◆ **TASK DETAILS**
Write out each line from the data below that includes the word "image".

□ □ □ □

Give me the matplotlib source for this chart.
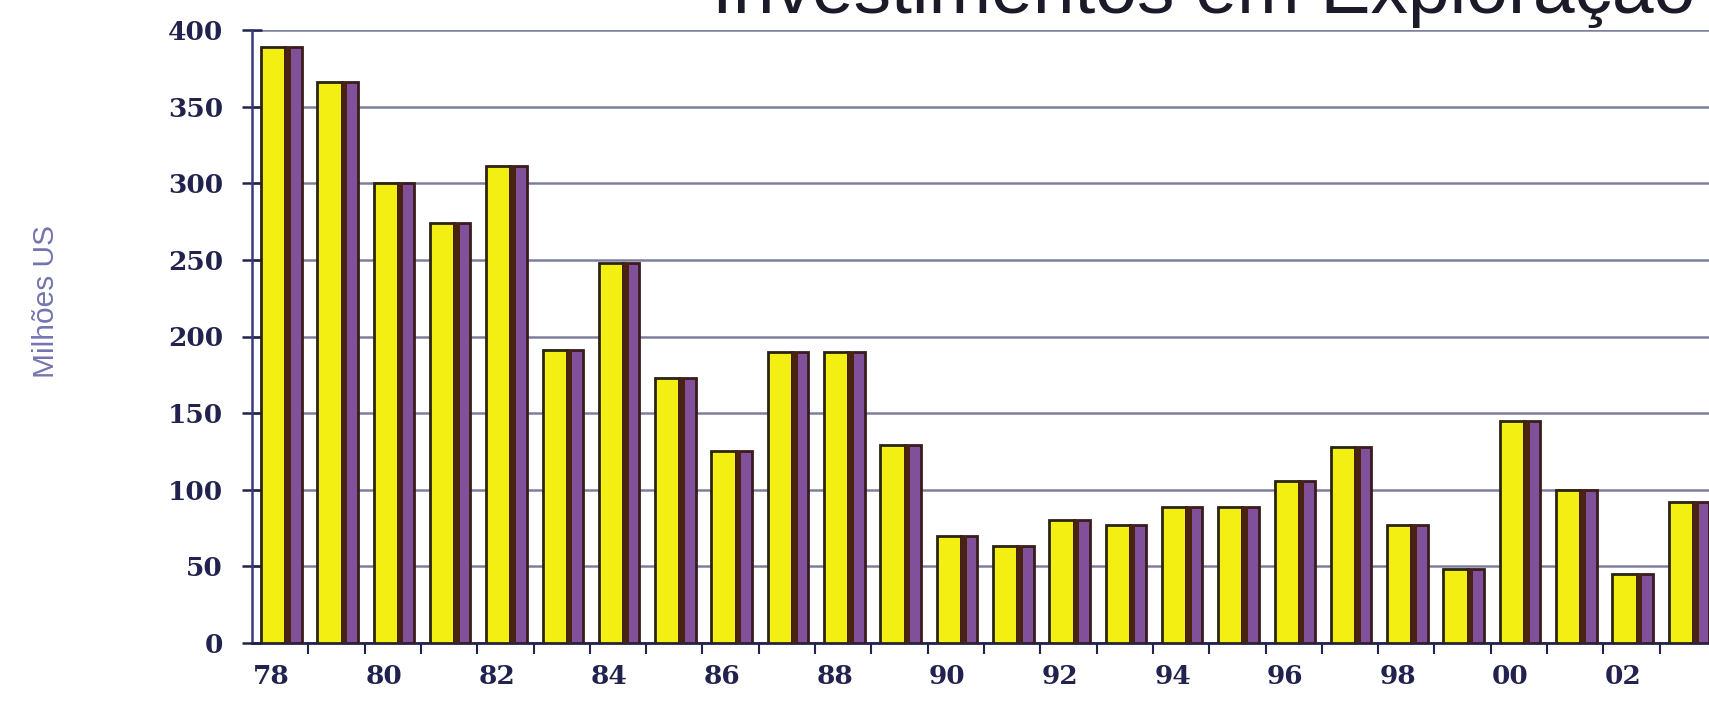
import numpy as np
import matplotlib.pyplot as plt

# anos e investimentos (milhões US$)
anos = ["78", "79", "80", "81", "82", "83", "84", "85", "86", "87", "88", "89", "90",
        "91", "92", "93", "94", "95", "96", "97", "98", "99", "00", "01", "02", "03"]
valores = [389, 366, 300, 274, 311, 191, 248, 173, 125, 190, 190, 129, 70,
           63, 80, 77, 89, 89, 106, 128, 77, 48, 145, 100, 45, 92]
yticks = [0, 50, 100, 150, 200, 250, 300, 350, 400]

W, H = 1709, 705
fig = plt.figure(figsize=(W / 100, H / 100), dpi=100)
fig.patch.set_facecolor("white")

# l'axe depasse un peu le bord droit (image recadree)
left, right = 252, 1716
bottom, top = 643, 30
ax = fig.add_axes([left / W, (H - bottom) / H, (right - left) / W, (bottom - top) / H])

x = np.arange(len(anos))
navy = "#22224e"

# face jaune + cote violet (effet 3D)
ax.bar(x - 0.34, valores, width=0.43, align="edge", color="#f3ef12",
       edgecolor="#2a2410", linewidth=2, zorder=3)
ax.bar(x + 0.09, valores, width=0.29, align="edge", color="#80509a",
       edgecolor="#3a1c1c", linewidth=2, zorder=3)
ax.bar(x + 0.09, valores, width=0.1, align="edge", color="#4a2212",
       linewidth=0, zorder=4)

ax.set_xlim(-0.5, len(anos) - 0.5)
ax.set_ylim(0, 400)

ax.set_yticks(yticks)
ax.set_yticklabels([str(v) for v in yticks])
ax.grid(axis="y", color="#7e7e9c", linewidth=1.8, zorder=0)
ax.set_axisbelow(True)

# labels sous les annees paires, ticks aux limites
pares = [i for i in range(len(anos)) if i % 2 == 0]
ax.set_xticks([i - 0.15 for i in pares])
ax.set_xticklabels([anos[i] for i in pares])
ax.set_xticks(x + 0.5, minor=True)
ax.tick_params(axis="x", which="major", length=0, pad=15)
ax.tick_params(axis="x", which="minor", length=8, width=1.5, color=navy, direction="out")
ax.tick_params(axis="y", length=14, width=1.8, color=navy, direction="inout", pad=14)

for lab in ax.get_xticklabels() + ax.get_yticklabels():
    lab.set_family("DejaVu Serif")
    lab.set_fontweight("bold")
    lab.set_color(navy)
for lab in ax.get_xticklabels():
    lab.set_fontsize(19)
for lab in ax.get_yticklabels():
    lab.set_fontsize(19)

for s in ["top", "right"]:
    ax.spines[s].set_visible(False)
ax.spines["left"].set_color("#3a3a7a")
ax.spines["left"].set_linewidth(1.8)
ax.spines["bottom"].set_color(navy)
ax.spines["bottom"].set_linewidth(2)
ax.set_facecolor("white")

# titre coupe en haut
fig.text(1204 / W, (H - 13) / H, "Investimentos em Exploração", ha="center", va="baseline",
         fontsize=54, family="Liberation Sans", color="#1a1a28")

fig.text(46 / W, (H - 302) / H, "Milhões US", rotation=90, ha="center", va="center",
         fontsize=21.5, family="Liberation Sans", color="#7474b0")

fig.savefig("out.png", dpi=100)
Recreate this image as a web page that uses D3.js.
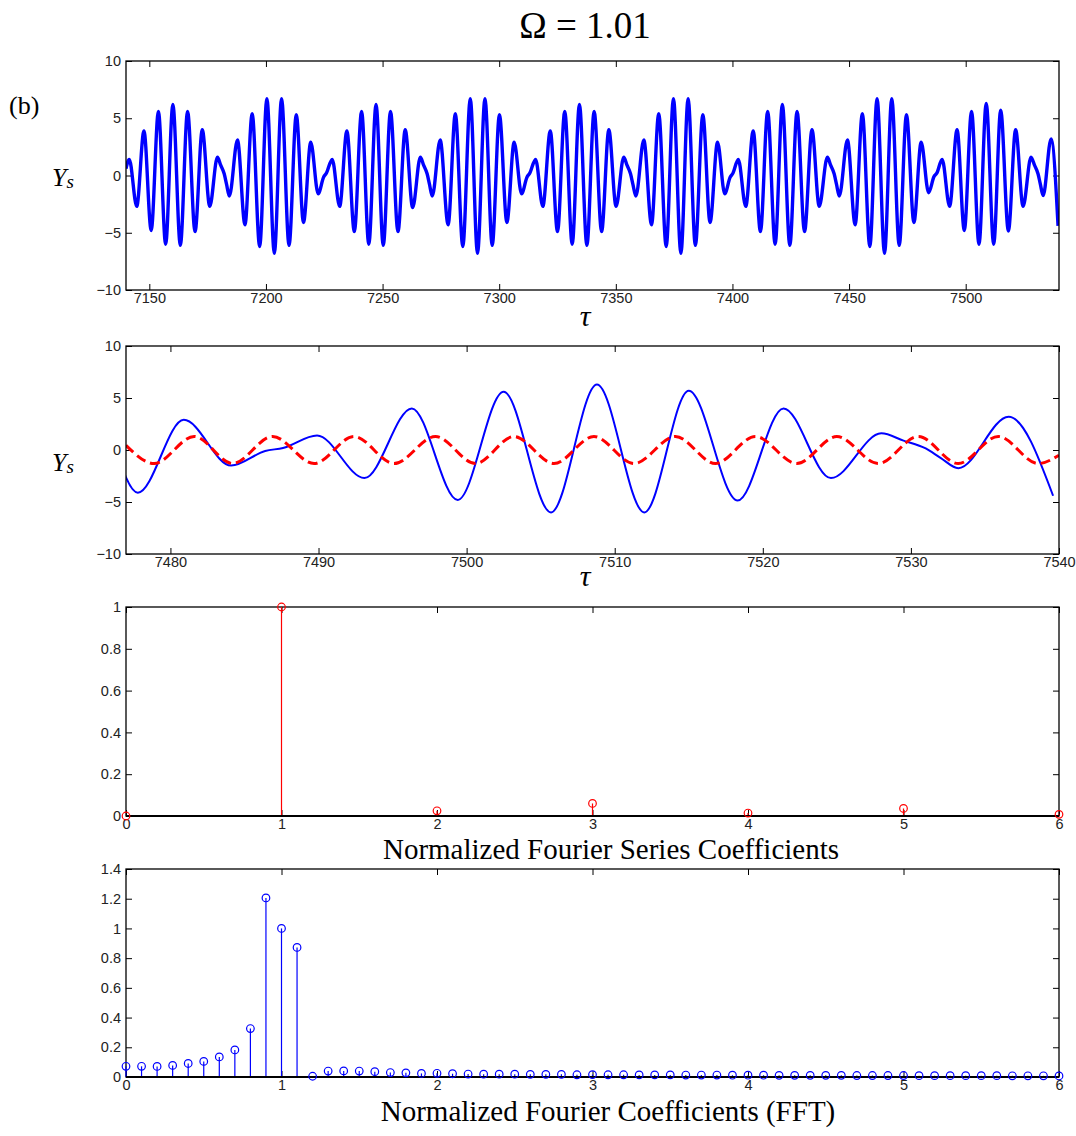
<!DOCTYPE html>
<html>
<head>
<meta charset="utf-8">
<script src="https://cdn.jsdelivr.net/npm/d3@7/dist/d3.min.js"></script>
<style>
  html, body { margin: 0; padding: 0; background: #fff; }
  svg { display: block; }
  .tick text { font-family: "Liberation Sans", Arial, Helvetica, sans-serif; font-size: 14.5px; fill: #222; }
  .tick line { stroke: #000; stroke-width: 1; }
  .serif { font-family: "Liberation Serif", "Times New Roman", Times, serif; fill: #000; }
</style>
</head>
<body>
<svg id="fig" width="1076" height="1136"></svg>
<script>
// Steady-state response Ys(tau): extrema and a few shoulder points of the trace
const tau = [
  7140.0, 7141.4, 7144.6, 7147.7, 7150.8, 7153.9, 7157.0, 7160.1, 7163.3, 7166.4,
  7169.6, 7172.7, 7175.9, 7179.2, 7180.6, 7182.1, 7183.1, 7184.3, 7187.8, 7191.0,
  7194.1, 7197.3, 7200.4, 7203.6, 7206.7, 7209.9, 7213.0, 7216.1, 7219.2, 7222.4,
  7224.7, 7225.9, 7228.4, 7231.6, 7234.7, 7237.9, 7241.0, 7244.1, 7247.2, 7250.3,
  7253.4, 7256.6, 7259.7, 7262.9, 7266.2, 7267.6, 7269.1, 7270.1, 7271.3, 7274.7,
  7278.1, 7281.2, 7284.4, 7287.6, 7290.7, 7293.9, 7297.0, 7300.1, 7303.3, 7306.4,
  7309.6, 7311.9, 7313.1, 7315.6, 7318.7, 7321.9, 7325.0, 7328.1, 7331.3, 7334.4,
  7337.6, 7340.7, 7343.9, 7347.0, 7350.1, 7353.4, 7354.8, 7356.3, 7357.3, 7358.6,
  7362.0, 7365.3, 7368.4, 7371.6, 7374.7, 7377.9, 7381.0, 7384.1, 7387.3, 7390.4,
  7393.6, 7396.7, 7399.0, 7400.2, 7402.5, 7405.7, 7408.9, 7412.0, 7415.1, 7418.3,
  7421.4, 7424.6, 7427.7, 7430.9, 7434.1, 7437.2, 7440.7, 7442.1, 7443.6, 7444.6,
  7445.8, 7449.3, 7452.6, 7455.7, 7458.9, 7462.0, 7465.2, 7468.3, 7471.5, 7474.6,
  7477.8, 7480.9, 7484.1, 7486.4, 7487.6, 7489.9, 7493.1, 7496.3, 7499.4, 7502.5,
  7505.7, 7508.8, 7512.0, 7515.0, 7518.3, 7521.4, 7524.6, 7528.0, 7529.5, 7531.0,
  7532.0, 7533.2, 7536.6, 7539.6
];
const ys = [
   0.6,  1.4, -2.7,  3.9, -4.8,  5.6, -6.0,  6.2, -6.1,  5.6,
  -4.9,  4.0, -2.7,  1.6,  0.9,  0.15, -0.75, -1.8,  3.1, -4.3,
   5.4, -6.2,  6.7, -6.8,  6.7, -6.1,  5.3, -4.1,  2.9, -1.6,
  -0.15, 0.2,  1.4, -2.7,  3.9, -4.9,  5.6, -6.0,  6.2, -6.1,
   5.6, -4.9,  4.0, -2.8,  1.6,  0.9,  0.15, -0.75, -1.8,  3.1,
  -4.3,  5.4, -6.2,  6.7, -6.8,  6.7, -6.1,  5.3, -4.1,  2.9,
  -1.6, -0.15, 0.2,  1.4, -2.7,  3.9, -4.9,  5.6, -6.0,  6.2,
  -6.1,  5.6, -4.9,  4.0, -2.7,  1.6,  0.9,  0.15, -0.75, -1.8,
   3.1, -4.3,  5.4, -6.2,  6.7, -6.8,  6.7, -6.1,  5.3, -4.1,
   2.9, -1.6, -0.15, 0.2,  1.4, -2.7,  3.9, -4.9,  5.6, -6.0,
   6.2, -6.1,  5.6, -4.9,  4.0, -2.7,  1.6,  0.9,  0.15, -0.75,
  -1.8,  3.1, -4.3,  5.4, -6.2,  6.7, -6.8,  6.7, -6.1,  5.3,
  -4.1,  2.9, -1.5, -0.1,  0.2,  1.4, -2.7,  4.0, -4.8,  5.6,
  -6.0,  6.3, -6.0,  5.7, -4.85, 4.0, -2.7,  1.6,  0.9,  0.15,
  -0.75, -1.75, 3.2, -4.4
];

// Dominant harmonic (dashed) over the zoomed window
const tauH = [
  7477.0, 7478.9, 7481.6, 7484.2, 7486.9, 7489.7, 7492.4, 7495.1, 7497.9, 7500.6,
  7503.2, 7505.9, 7508.6, 7511.3, 7514.1, 7516.8, 7519.5, 7522.3, 7525.0, 7527.8,
  7530.5, 7533.2, 7535.9, 7538.6, 7540.0
];
const ysH = [
   0.45, -1.3,  1.3, -1.3,  1.3, -1.3,  1.3, -1.3,  1.3, -1.3,
   1.3, -1.3,  1.3, -1.3,  1.3, -1.3,  1.3, -1.3,  1.3, -1.3,
   1.3, -1.3,  1.3, -1.3, -0.5
];

// Normalized Fourier series coefficients (harmonic order)
const harmonicOrder = [0, 1, 2, 3, 4, 5, 6];
const seriesCoef = [0, 1.0, 0.025, 0.06, 0.014, 0.036, 0.008];

// Normalized FFT magnitudes, frequency step 0.1
const fftFreq = d3.range(61).map(i => +(i / 10).toFixed(1));
const fftMag = [
  0.072, 0.072, 0.071, 0.078, 0.091, 0.105, 0.135, 0.182, 0.326, 1.205,
  1.000, 0.872, 0.005, 0.040, 0.041, 0.040, 0.036, 0.030, 0.028, 0.024,
  0.025, 0.022, 0.020, 0.019, 0.019, 0.019, 0.018, 0.018, 0.018, 0.015,
  0.016, 0.015, 0.015, 0.014, 0.014, 0.014, 0.013, 0.013, 0.013, 0.012,
  0.012, 0.012, 0.011, 0.011, 0.011, 0.011, 0.011, 0.010, 0.010, 0.010,
  0.010, 0.009, 0.009, 0.009, 0.009, 0.009, 0.009, 0.008, 0.008, 0.008,
  0.007
];

// Tick values
const ticksX1 = [7150, 7200, 7250, 7300, 7350, 7400, 7450, 7500];
const ticksX2 = [7480, 7490, 7500, 7510, 7520, 7530, 7540];
const ticksYs = [-10, -5, 0, 5, 10];
const ticksHarm = [0, 1, 2, 3, 4, 5, 6];
const ticksY3 = [0, 0.2, 0.4, 0.6, 0.8, 1];
const ticksY4 = [0, 0.2, 0.4, 0.6, 0.8, 1, 1.2, 1.4];

const svg = d3.select("#fig");
const L = 126, R = 1059;

function makePanel(id, top, bottom, xDomain, yDomain, xTicks, yTicks) {
  const x = d3.scaleLinear().domain(xDomain).range([L, R]);
  const y = d3.scaleLinear().domain(yDomain).range([bottom, top]);
  const g = svg.append("g").attr("id", id);
  g.append("clipPath").attr("id", id + "-clip")
    .append("rect").attr("x", L).attr("y", top).attr("width", R - L).attr("height", bottom - top);
  const fmt = d3.format("~g");
  g.append("g").attr("transform", `translate(0,${bottom})`)
    .call(d3.axisBottom(x).tickValues(xTicks).tickSize(-6).tickPadding(3).tickFormat(fmt))
    .call(a => a.select(".domain").remove());
  g.append("g").attr("transform", `translate(0,${top})`)
    .call(d3.axisTop(x).tickValues(xTicks).tickSize(-6).tickFormat(""))
    .call(a => a.select(".domain").remove());
  g.append("g").attr("transform", `translate(${L},0)`)
    .call(d3.axisLeft(y).tickValues(yTicks).tickSize(-6).tickPadding(5).tickFormat(fmt))
    .call(a => a.select(".domain").remove());
  g.append("g").attr("transform", `translate(${R},0)`)
    .call(d3.axisRight(y).tickValues(yTicks).tickSize(-6).tickFormat(""))
    .call(a => a.select(".domain").remove());
  const plot = g.append("g").attr("clip-path", `url(#${id}-clip)`);
  const frame = () => g.append("rect")
    .attr("x", L).attr("y", top).attr("width", R - L).attr("height", bottom - top)
    .attr("fill", "none").attr("stroke", "#000").attr("stroke-width", 1.3);
  return { x, y, g, plot, frame };
}

function yLabel(g, xPos, yPos) {
  const t = g.append("text").attr("class", "serif")
    .attr("x", xPos).attr("y", yPos).attr("font-style", "italic");
  t.append("tspan").attr("font-size", 26).text("Y");
  t.append("tspan").attr("font-size", 19).attr("dy", 2).text("s");
}

const pts = tau.map((t, i) => [t, ys[i]]);
const ptsH = tauH.map((t, i) => [t, ysH[i]]);

// Panel 1: long record
const p1 = makePanel("p1", 61, 290, [7140, 7540], [-10, 10], ticksX1, ticksYs);
p1.plot.append("path").datum(pts)
  .attr("fill", "none").attr("stroke", "#0000ff").attr("stroke-width", 3.4)
  .attr("stroke-linejoin", "round")
  .attr("d", d3.line().x(d => p1.x(d[0])).y(d => p1.y(d[1])).curve(d3.curveMonotoneX));
p1.frame();

// Panel 2: zoomed window with harmonic
const p2 = makePanel("p2", 346, 554, [7477, 7540], [-10, 10], ticksX2, ticksYs);
p2.plot.append("path").datum(pts)
  .attr("fill", "none").attr("stroke", "#0000ff").attr("stroke-width", 2)
  .attr("d", d3.line().x(d => p2.x(d[0])).y(d => p2.y(d[1])).curve(d3.curveMonotoneX));
p2.plot.append("path").datum(ptsH)
  .attr("fill", "none").attr("stroke", "#ff0000").attr("stroke-width", 3)
  .attr("stroke-dasharray", "10,5")
  .attr("d", d3.line().x(d => p2.x(d[0])).y(d => p2.y(d[1])).curve(d3.curveMonotoneX));
p2.frame();

// Stem plot helper
function stems(p, xs, vs, color) {
  const layer = p.g.append("g");
  layer.selectAll("line.stem").data(xs).join("line").attr("class", "stem")
    .attr("x1", d => p.x(d)).attr("x2", d => p.x(d))
    .attr("y1", p.y(0)).attr("y2", (d, i) => p.y(vs[i]))
    .attr("stroke", color).attr("stroke-width", 1.2);
  layer.append("line")
    .attr("x1", L).attr("x2", R).attr("y1", p.y(0)).attr("y2", p.y(0))
    .attr("stroke", "#000").attr("stroke-width", 2.2);
  layer.selectAll("circle").data(xs).join("circle")
    .attr("cx", d => p.x(d)).attr("cy", (d, i) => p.y(vs[i])).attr("r", 3.8)
    .attr("fill", "none").attr("stroke", color).attr("stroke-width", 1.2);
}

// Panel 3: Fourier series coefficients
const p3 = makePanel("p3", 607, 816, [0, 6], [0, 1], ticksHarm, ticksY3);
p3.frame();
stems(p3, harmonicOrder, seriesCoef, "#ff0000");

// Panel 4: FFT
const p4 = makePanel("p4", 869, 1077, [0, 6], [0, 1.4], ticksHarm, ticksY4);
p4.frame();
stems(p4, fftFreq, fftMag, "#0000ff");

// Titles and labels
svg.append("text").attr("class", "serif").attr("x", 585).attr("y", 38)
  .attr("text-anchor", "middle").attr("font-size", 37).text("Ω = 1.01");
svg.append("text").attr("class", "serif").attr("x", 9).attr("y", 114)
  .attr("font-size", 26).text("(b)");
yLabel(svg, 52, 186);
yLabel(svg, 52, 471);
svg.append("text").attr("class", "serif").attr("x", 585).attr("y", 326)
  .attr("text-anchor", "middle").attr("font-style", "italic").attr("font-size", 30).text("τ");
svg.append("text").attr("class", "serif").attr("x", 585).attr("y", 586)
  .attr("text-anchor", "middle").attr("font-style", "italic").attr("font-size", 30).text("τ");
svg.append("text").attr("class", "serif").attr("x", 611).attr("y", 859)
  .attr("text-anchor", "middle").attr("font-size", 29).text("Normalized Fourier Series Coefficients");
svg.append("text").attr("class", "serif").attr("x", 608).attr("y", 1121)
  .attr("text-anchor", "middle").attr("font-size", 29).text("Normalized Fourier Coefficients (FFT)");
</script>
</body>
</html>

□ □ □ □

◆ **SOLUTION TO THE PROBLEM**
# l'axe depasse un peu le bord droit (image recadree)
Recreate this image as a web page that uses D3.js.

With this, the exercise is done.